# Where to surf fish at Tybee?



## Paul McDonald (Jun 20, 2004)

I am looking for a place to surf fish at Tybee Island. I have fished off the Tybee pier on several occasions but I want to do some surf fishing. Can you guys point me to an area that Is surf fishing friendly? I am from Vidalia and I normally fish on Jekyll Island but Tybee would be a little bit closer to home for me. Also, is there a tackle store near Savannah that sells Sufix Tritanium Plus fishing line? Thanks.


----------



## Fatback (Aug 6, 2003)

You can find surf fishing on Tybee at both the extream north and south ends of the island. The back river area is another surf fishing area. I don't do to much surf fishing but would recommend the south end jetties at hight tide. Heard stories of BIG black drum, puppy drum, and a few flounder to be had. And the ever present whiting. If your coming down on a holiday weekend I would recommend north end........it will have less people. If Whiting, Sharks, and rays is what your after.....go to the back river area. As far as a tackle shop, Emanuel will be the one to give you some info...(he works at one of the best ones in the Savannah area).


----------



## Paul McDonald (Jun 20, 2004)

Thanks for the info Fatback. Do you fish off the Tybee pier most of the time? I have heard that Tybee has a city ordinance prohibiting shark fishing. Is this true? Also, what is the name of Emmanuel's tackle store and where is it located?


----------



## emanuel (Apr 2, 2002)

My shop is River Supply and the phone number is 912-354-7777.

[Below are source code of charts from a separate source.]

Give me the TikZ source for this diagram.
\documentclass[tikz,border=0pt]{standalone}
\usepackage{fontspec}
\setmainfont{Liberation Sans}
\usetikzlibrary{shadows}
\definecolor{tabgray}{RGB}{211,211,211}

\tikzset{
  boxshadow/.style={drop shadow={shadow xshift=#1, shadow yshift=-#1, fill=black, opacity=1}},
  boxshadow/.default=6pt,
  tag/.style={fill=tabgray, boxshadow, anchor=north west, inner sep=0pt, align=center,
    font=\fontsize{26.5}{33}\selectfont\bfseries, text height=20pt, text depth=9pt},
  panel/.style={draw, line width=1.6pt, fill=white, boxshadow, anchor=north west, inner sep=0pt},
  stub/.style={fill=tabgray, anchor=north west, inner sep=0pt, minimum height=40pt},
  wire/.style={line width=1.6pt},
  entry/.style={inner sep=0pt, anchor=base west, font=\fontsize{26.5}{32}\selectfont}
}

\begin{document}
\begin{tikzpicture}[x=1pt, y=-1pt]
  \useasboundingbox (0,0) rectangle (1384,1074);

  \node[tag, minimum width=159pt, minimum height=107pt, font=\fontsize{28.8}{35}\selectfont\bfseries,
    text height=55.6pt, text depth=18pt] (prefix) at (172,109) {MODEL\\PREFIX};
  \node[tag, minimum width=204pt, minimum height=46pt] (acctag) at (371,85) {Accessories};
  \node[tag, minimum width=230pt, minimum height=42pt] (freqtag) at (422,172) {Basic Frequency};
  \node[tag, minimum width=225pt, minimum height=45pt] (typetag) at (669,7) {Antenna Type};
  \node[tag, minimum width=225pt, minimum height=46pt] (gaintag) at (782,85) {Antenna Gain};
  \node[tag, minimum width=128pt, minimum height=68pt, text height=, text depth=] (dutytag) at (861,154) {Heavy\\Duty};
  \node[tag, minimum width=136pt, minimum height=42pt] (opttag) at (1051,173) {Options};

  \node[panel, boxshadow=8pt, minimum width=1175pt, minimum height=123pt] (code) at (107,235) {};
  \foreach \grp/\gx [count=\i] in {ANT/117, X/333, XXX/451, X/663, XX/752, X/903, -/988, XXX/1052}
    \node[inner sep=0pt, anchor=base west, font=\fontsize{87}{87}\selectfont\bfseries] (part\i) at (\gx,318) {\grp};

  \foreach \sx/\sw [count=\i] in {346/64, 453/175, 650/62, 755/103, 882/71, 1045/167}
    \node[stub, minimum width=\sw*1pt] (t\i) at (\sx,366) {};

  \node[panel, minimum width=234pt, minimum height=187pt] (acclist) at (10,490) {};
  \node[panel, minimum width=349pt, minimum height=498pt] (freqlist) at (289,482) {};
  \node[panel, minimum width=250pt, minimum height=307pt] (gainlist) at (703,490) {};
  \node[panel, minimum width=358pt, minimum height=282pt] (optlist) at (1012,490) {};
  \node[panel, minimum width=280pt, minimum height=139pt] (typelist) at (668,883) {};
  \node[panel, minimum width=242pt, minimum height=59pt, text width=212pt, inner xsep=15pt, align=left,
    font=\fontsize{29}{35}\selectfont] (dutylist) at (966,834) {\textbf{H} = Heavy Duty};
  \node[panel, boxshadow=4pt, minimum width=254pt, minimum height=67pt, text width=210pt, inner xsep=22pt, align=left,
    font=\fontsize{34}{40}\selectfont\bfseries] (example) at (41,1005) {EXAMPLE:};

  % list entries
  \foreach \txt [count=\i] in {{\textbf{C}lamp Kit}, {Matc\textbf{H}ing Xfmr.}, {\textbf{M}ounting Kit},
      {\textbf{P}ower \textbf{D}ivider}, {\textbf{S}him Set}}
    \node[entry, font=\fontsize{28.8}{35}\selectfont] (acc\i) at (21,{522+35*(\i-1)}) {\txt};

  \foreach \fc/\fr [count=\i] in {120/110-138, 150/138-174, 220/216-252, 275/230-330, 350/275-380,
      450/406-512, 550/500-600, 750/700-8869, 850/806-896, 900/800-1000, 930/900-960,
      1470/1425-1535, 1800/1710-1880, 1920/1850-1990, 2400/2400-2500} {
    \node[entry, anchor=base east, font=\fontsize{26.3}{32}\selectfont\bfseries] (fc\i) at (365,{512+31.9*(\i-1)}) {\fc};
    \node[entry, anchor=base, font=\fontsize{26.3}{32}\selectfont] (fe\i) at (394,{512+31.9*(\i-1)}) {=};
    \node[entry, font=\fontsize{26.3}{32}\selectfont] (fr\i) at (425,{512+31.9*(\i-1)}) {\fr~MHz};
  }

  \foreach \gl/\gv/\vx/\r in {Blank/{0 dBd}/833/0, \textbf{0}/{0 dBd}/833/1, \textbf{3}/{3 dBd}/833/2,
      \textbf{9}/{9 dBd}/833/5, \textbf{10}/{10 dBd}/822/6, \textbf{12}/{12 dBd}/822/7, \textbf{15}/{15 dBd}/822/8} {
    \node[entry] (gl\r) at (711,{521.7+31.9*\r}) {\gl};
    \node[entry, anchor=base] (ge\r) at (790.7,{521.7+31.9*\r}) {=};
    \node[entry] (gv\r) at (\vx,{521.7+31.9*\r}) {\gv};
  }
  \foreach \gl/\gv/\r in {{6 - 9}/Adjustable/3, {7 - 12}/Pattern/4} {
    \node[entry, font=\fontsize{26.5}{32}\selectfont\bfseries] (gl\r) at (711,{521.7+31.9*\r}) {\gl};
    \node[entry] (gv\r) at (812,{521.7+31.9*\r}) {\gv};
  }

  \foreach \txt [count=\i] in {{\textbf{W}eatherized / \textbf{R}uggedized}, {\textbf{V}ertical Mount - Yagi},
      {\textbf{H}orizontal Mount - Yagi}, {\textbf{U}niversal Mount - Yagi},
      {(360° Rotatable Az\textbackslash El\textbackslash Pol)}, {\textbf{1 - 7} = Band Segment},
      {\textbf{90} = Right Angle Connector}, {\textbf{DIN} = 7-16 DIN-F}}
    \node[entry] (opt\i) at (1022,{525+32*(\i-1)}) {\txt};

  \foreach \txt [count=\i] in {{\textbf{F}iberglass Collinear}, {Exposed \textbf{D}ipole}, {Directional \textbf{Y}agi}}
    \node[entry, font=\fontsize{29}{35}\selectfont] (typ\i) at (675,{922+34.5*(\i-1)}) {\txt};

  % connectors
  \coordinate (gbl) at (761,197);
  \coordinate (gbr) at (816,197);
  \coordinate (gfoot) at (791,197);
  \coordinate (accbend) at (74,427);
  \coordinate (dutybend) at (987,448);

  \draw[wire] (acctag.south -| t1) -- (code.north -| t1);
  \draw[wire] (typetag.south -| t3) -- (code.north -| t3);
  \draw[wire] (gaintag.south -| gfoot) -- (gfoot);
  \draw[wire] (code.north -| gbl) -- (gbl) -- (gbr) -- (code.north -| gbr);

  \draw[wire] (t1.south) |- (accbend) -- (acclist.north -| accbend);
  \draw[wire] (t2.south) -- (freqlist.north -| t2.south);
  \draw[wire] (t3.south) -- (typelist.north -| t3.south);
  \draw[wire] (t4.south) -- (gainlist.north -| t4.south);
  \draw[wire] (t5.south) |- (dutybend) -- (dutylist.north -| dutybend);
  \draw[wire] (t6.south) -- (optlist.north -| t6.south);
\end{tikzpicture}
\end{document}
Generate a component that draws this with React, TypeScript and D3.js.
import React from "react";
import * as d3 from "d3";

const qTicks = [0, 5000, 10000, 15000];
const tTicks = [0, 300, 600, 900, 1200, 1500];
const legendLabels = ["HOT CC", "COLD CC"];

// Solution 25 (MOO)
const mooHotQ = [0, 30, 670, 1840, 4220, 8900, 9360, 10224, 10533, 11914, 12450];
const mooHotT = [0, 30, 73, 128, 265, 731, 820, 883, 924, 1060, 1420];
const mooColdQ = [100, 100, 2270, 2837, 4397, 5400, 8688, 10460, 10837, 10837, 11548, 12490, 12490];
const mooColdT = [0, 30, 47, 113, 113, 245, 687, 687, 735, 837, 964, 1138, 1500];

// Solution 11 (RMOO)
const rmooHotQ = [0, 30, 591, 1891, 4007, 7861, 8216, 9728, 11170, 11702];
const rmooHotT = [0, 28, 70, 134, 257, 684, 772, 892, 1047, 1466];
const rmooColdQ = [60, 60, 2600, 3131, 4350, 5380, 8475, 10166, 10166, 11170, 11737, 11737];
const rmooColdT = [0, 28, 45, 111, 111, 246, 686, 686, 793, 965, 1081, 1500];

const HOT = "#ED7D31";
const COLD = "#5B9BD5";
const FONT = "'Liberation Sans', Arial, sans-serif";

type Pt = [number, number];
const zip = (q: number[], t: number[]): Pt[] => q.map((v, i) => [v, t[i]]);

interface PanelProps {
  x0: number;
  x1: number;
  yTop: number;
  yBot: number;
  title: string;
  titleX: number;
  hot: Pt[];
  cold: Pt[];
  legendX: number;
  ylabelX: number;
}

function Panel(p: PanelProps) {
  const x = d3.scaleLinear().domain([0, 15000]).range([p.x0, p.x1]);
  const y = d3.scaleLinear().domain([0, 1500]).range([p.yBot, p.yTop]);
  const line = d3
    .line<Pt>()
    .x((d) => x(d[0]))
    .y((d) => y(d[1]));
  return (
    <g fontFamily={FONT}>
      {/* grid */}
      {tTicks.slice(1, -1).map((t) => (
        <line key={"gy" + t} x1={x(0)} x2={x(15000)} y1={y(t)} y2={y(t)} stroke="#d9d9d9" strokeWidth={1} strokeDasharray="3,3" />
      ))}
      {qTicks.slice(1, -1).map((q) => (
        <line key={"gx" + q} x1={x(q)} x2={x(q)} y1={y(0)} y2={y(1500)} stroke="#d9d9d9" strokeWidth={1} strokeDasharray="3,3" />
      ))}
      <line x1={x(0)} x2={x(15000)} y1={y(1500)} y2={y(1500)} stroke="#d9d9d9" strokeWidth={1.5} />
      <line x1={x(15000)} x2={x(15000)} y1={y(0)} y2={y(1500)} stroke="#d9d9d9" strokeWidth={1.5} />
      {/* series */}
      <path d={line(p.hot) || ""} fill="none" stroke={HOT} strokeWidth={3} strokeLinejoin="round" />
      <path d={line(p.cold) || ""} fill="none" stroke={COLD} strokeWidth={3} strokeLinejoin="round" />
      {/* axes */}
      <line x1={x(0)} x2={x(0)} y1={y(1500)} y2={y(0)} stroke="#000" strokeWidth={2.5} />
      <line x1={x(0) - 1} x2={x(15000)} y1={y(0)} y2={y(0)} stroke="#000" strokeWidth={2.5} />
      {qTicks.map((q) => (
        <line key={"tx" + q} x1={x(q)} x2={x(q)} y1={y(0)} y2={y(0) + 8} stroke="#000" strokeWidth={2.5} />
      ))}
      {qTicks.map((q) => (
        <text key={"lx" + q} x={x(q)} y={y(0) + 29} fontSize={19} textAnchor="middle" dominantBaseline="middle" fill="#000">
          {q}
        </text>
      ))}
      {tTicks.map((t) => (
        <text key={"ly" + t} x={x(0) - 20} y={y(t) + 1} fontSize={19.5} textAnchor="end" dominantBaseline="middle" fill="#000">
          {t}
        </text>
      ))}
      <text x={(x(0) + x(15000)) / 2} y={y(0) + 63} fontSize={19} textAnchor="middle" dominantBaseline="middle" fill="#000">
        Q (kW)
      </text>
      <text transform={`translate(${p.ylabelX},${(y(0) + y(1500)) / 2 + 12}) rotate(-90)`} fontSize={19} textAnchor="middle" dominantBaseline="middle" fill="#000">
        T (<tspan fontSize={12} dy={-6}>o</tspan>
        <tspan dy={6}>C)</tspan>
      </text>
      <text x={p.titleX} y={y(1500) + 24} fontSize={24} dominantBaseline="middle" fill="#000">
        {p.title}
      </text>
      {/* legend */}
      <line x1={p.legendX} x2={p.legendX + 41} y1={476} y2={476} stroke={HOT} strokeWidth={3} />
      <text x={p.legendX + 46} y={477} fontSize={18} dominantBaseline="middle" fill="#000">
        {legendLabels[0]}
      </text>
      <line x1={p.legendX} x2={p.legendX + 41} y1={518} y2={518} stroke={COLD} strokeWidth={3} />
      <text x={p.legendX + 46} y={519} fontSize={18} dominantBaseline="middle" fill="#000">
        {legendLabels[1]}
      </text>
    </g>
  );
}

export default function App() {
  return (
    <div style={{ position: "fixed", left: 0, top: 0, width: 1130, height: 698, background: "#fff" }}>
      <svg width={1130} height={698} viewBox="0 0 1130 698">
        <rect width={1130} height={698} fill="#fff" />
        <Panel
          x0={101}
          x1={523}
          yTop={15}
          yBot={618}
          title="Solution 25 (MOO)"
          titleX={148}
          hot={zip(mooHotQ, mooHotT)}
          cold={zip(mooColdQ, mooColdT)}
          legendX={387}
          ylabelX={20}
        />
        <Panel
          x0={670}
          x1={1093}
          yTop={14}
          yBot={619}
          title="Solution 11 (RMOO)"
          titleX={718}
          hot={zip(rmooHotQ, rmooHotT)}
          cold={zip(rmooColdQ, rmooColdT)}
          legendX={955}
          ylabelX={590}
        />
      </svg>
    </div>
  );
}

Sorry I haven't been able to post very often but I haven't had access to the Internet much since I moved, nor have I been able to fish except on weekends.


----------



## mattiej (Apr 29, 2004)

Do you guys know what type of sharks are being caught at Hunting Island right now? I will be in the area in about two weeks and am looking forward to do some inshore/pier shark fishing with light tackle. Hoping to find either bonnetheads or sharpnoses!


----------



## Fatback (Aug 6, 2003)

Yes, you can shark fish of the pier..........but its kind of hush hush wink wink kind of thing. As long as your not out there with huge tackle, gaint bloody baits, and kayaking your bait out 200 yards there is not a problem. As of right now there is no law agaist it but you can be told to stop. Sharks are landed allmost daily at the pier.


----------



## Paul McDonald (Jun 20, 2004)

Emanuel I will stop by the tackle store the next time I am in the area. Fatback thanks for the info on sharking at Tybee.


----------